Embora o processo em que foi proferida a sentença que condena o médico Roger Abdelmassih a 278 anos de prisão tramite com segredo de justiça para preservar as vítimas, a juíza Kenarik Boujikian Felippe, da 16ª Vara Criminal de São Paulo, expressamente autorizou a publicação do julgado.
Após o cuidado adotado de usar iniciais ou números para se referir às pacientes violadas, a magistrada acrescenta que “elas continuam protegidas e não são identificadas no corpo da sentença, razão do decreto de sigilo e da manutenção do processo em segredo de justiça”.
Para deferir a publicação pelos meios de comunicação social, a magistrada salienta que “trata-se de processo de acentuado interesse, pela repercussão social e especialmente, pelas diversas questões de direito que foram apresentadas, o que demonstra a conveniência de dar publicidade ao ato processual, como é a regra do processo penal”.
A juíza Kenarik Boujikian Felippe (foto) – mãe de três filhos, com idades entre 9 e 15 anos – é uma das fundadoras da Associação dos Juízes para a Democracia e militante de ONG que atua pelos direitos de mulheres encarceradas, sendo reconhecida pelos seus “posicionamentos liberais”. Para ela, penas altas não contribuem para a solução do sistema penal.
A sentença analisa também os episódios em que as investidas do médico se constituiram em beijos. “O beijo constrangido também foi submetido do mundo do Direito e o fato de não ser catalogado como conduta invasiva, tais como o sexo anal e oral, não afasta a tipificação do delito. (…) Beijar ou passar a mão pelo corpo da vítima pode configurar, sim, o atentado violento ao pudor”.
Uma das vítimas relata que, inicialmente, não teve coragem de contar para o marido e – como ele quisesse muito ser pai – prosseguiu o tratamento e engravidou, mas tinha muita “dor de ficar com aquilo para mim”.
Quando ela estava no quarto mês de gestação, estiletou suas pernas e quando o marido a encontrou relatou o que houve e “aí eu apanhei” . Para a família de seu marido “bater em mulher é normal, não tem nada de mais”.
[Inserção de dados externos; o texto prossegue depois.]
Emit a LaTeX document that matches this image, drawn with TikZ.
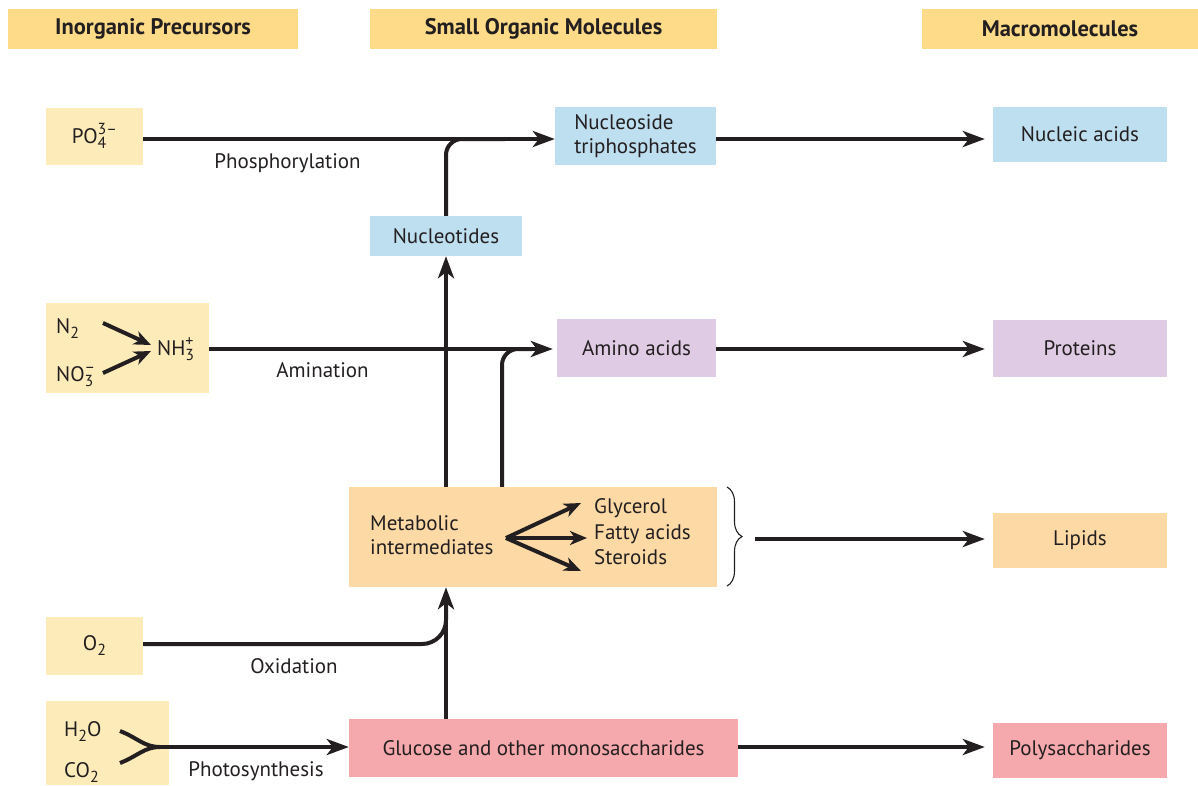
\documentclass[tikz,border=0pt]{standalone}
\usepackage{fontspec}
\setmainfont{PT Sans}
\usetikzlibrary{arrows.meta,decorations.pathreplacing}
\definecolor{hdr}{RGB}{254,219,136}
\definecolor{inorg}{RGB}{254,235,186}
\definecolor{blu}{RGB}{190,223,239}
\definecolor{pur}{RGB}{223,203,227}
\definecolor{ora}{RGB}{253,217,166}
\definecolor{pnk}{RGB}{246,169,172}
\definecolor{txt}{RGB}{35,31,32}
\newcommand\chsub[1]{\raisebox{-5pt}{\fontsize{16}{16}\selectfont #1}}
\newcommand\subsup[2]{{\fontsize{16}{16}\selectfont\ooalign{\raisebox{-5pt}{#1}\cr\raisebox{9pt}{#2}\cr}}}
\begin{document}
\begin{tikzpicture}[x=1pt,y=-1pt,
  every node/.style={text=txt, font=\fontsize{21}{24}\selectfont},
  box/.style={inner sep=0pt, draw=none},
  hdrbox/.style={box, fill=hdr, minimum height=40pt, font=\fontsize{22.5}{24}\selectfont\bfseries},
  inbox/.style={box, fill=inorg},
  bluebox/.style={box, fill=blu},
  purbox/.style={box, fill=pur},
  orabox/.style={box, fill=ora},
  pnkbox/.style={box, fill=pnk},
  lbl/.style={inner sep=0pt},
  plain/.style={draw=txt, line width=4pt},
  main/.style={plain, -{Stealth[length=22pt,width=16pt,inset=6pt]}},
  smallarr/.style={plain, -{Stealth[length=17pt,width=14pt,inset=5pt]}},
  bracestyle/.style={draw=txt, line width=1.1pt, decorate, decoration={brace, amplitude=15pt}}
]
\useasboundingbox (0,0) rectangle (1198,785);

% headers
\node[hdrbox, minimum width=290pt] (h1) at (153,29) {Inorganic Precursors};
\node[hdrbox, minimum width=347pt] (h2) at (543.5,29) {Small Organic Molecules};
\node[hdrbox, minimum width=276pt] (h3) at (1060,29) {Macromolecules};

% level coordinates
\coordinate (yP) at (0,139);
\coordinate (yA) at (0,349);
\coordinate (yO) at (0,644);
\coordinate (yO2) at (0,600);
\coordinate (yG) at (0,747);
\coordinate (x502) at (502,0);

% inorganic precursors
\node[inbox, minimum width=97pt, minimum height=57pt] (po4) at (94.5,136) {PO\subsup{4}{3--}};
\node[inbox, minimum width=163pt, minimum height=90pt] (nbox) at (127.5,348) {};
\node[lbl, anchor=base west] (n2) at (56,333) {N\chsub{2}};
\node[lbl, anchor=base west] (no3) at (56,381) {NO\subsup{3}{--}};
\node[lbl, anchor=base west] (nh3) at (157,355) {NH\subsup{3}{+}};
\coordinate (n2s) at (103,323);
\coordinate (n2e) at (151,345);
\coordinate (no3s) at (103,373);
\coordinate (no3e) at (151,351);
\draw[smallarr] (n2s) -- (n2e);
\draw[smallarr] (no3s) -- (no3e);
\node[inbox, minimum width=97pt, minimum height=58pt] (o2) at (94.5,646) {O\chsub{2}};
\node[inbox, minimum width=123pt, minimum height=84pt] (hbox) at (107.5,743) {};
\node[lbl, anchor=base west] (h2o) at (64,736) {H\chsub{2}O};
\node[lbl, anchor=base west] (co2) at (64,777) {CO\chsub{2}};

% small organic molecules
\node[bluebox, minimum width=161pt, minimum height=58pt, align=left] (ntp) at (635.5,136) {Nucleoside\\triphosphates};
\node[bluebox, minimum width=152pt, minimum height=40pt] (nt) at (446,236) {Nucleotides};
\node[purbox, minimum width=159pt, minimum height=58pt] (aa) at (636.5,348) {Amino acids};
\node[orabox, minimum width=368pt, minimum height=100pt] (met) at (533,537) {};
\node[lbl, anchor=west, align=left, font=\fontsize{21}{24}\selectfont] (metl) at (370,535) {Metabolic\\intermediates};
\node[lbl, anchor=west, align=left, font=\fontsize{21}{25.5}\selectfont] (lipl) at (594,532) {Glycerol\\Fatty acids\\Steroids};
\node[pnkbox, minimum width=389pt, minimum height=58pt] (glu) at (543.5,748) {Glucose and other monosaccharides};

% macromolecules
\node[bluebox, minimum width=174pt, minimum height=55pt] (na) at (1080,134.5) {Nucleic acids};
\node[purbox, minimum width=174pt, minimum height=57pt] (prot) at (1080,348.5) {Proteins};
\node[orabox, minimum width=174pt, minimum height=55pt] (lip) at (1080,540.5) {Lipids};
\node[pnkbox, minimum width=174pt, minimum height=55pt] (poly) at (1080,750.5) {Polysaccharides};

% labels
\node[lbl, anchor=base] (lphos) at (287.5,168) {Phosphorylation};
\node[lbl, anchor=base] (lamin) at (322.5,377) {Amination};
\node[lbl, anchor=base] (loxid) at (294,673) {Oxidation};
\node[lbl, anchor=base] (lphot) at (256,776) {Photosynthesis};

% phosphorylation
\draw[main] (po4.east |- yP) -- (ntp.west |- yP);
\draw[plain, rounded corners=16pt] (nt.north) |- ([xshift=-50pt]ntp.west |- yP);
\draw[main, shorten >=8pt] (ntp.east |- yP) -- (na.west |- yP);
\draw[main] (met.north -| nt.south) -- (nt.south);

% amination
\draw[main, shorten >=4pt] (nbox.east |- yA) -- (aa.west |- yA);
\draw[plain, rounded corners=16pt] (met.north -| x502) |- ([xshift=-25pt]aa.west |- yA);
\draw[main, shorten >=8pt] (aa.east |- yA) -- (prot.west |- yA);

% metabolic fork
\coordinate (fork) at (506,538);
\coordinate (fk1) at (581,503);
\coordinate (fk2) at (587,538);
\coordinate (fk3) at (581,571);
\draw[smallarr] (fork) -- (fk1);
\draw[smallarr] (fork) -- (fk2);
\draw[smallarr] (fork) -- (fk3);

% lipids brace
\coordinate (brT) at (727,487);
\coordinate (brB) at (727,586);
\draw[bracestyle] (brT) -- (brB);
\coordinate (lipstart) at (755,539);
\draw[main, shorten >=8pt] (lipstart) -- (lip.west |- lipstart);

% oxidation
\draw[plain, rounded corners=24pt] (o2.east |- yO) -| (nt.south |- yO2);
\draw[main] (glu.north -| nt.south) -- (met.south -| nt.south);

% photosynthesis
\coordinate (c1) at (120,731);
\coordinate (c2) at (120,763);
\coordinate (cm) at (160,747);
\draw[plain] (c1) .. controls (138,738) and (144,747) .. (cm);
\draw[plain] (c2) .. controls (138,756) and (144,747) .. (cm);
\draw[main] (cm) -- (glu.west |- cm);
\draw[main, shorten >=8pt] (glu.east |- yG) -- (poly.west |- yG);
\end{tikzpicture}
\end{document}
Seu irmão fez contato com Roger que perguntou : “quanto vocês querem para ficar calados?”. Mas de maneira alguma pediu ou recebeu dinheiro.
O pai dela dizia: “quero matar esse homem”. O marido, depois do nascimento, fez a denúncia no CRM/SP, “que não deu em nada”.
A vítima desenvolveu um quadro depressivo por muitos anos, tentou se cortar por várias vezes e tem marcas no braço, nos pulsos. Era um autoflagelo. Fez tratamento psiquiátrico. Tentou o suicídio, inclusive em frente da clínica, mas um dos médicos, a socorreu.
“É uma situação tão difícil de explicar; a pessoa recebe a notícia de que vai ser mãe, passa por isso, conta para o marido, apanha, conta para família, a família se desespera” – desabafou a vitima, num depoimento compungente.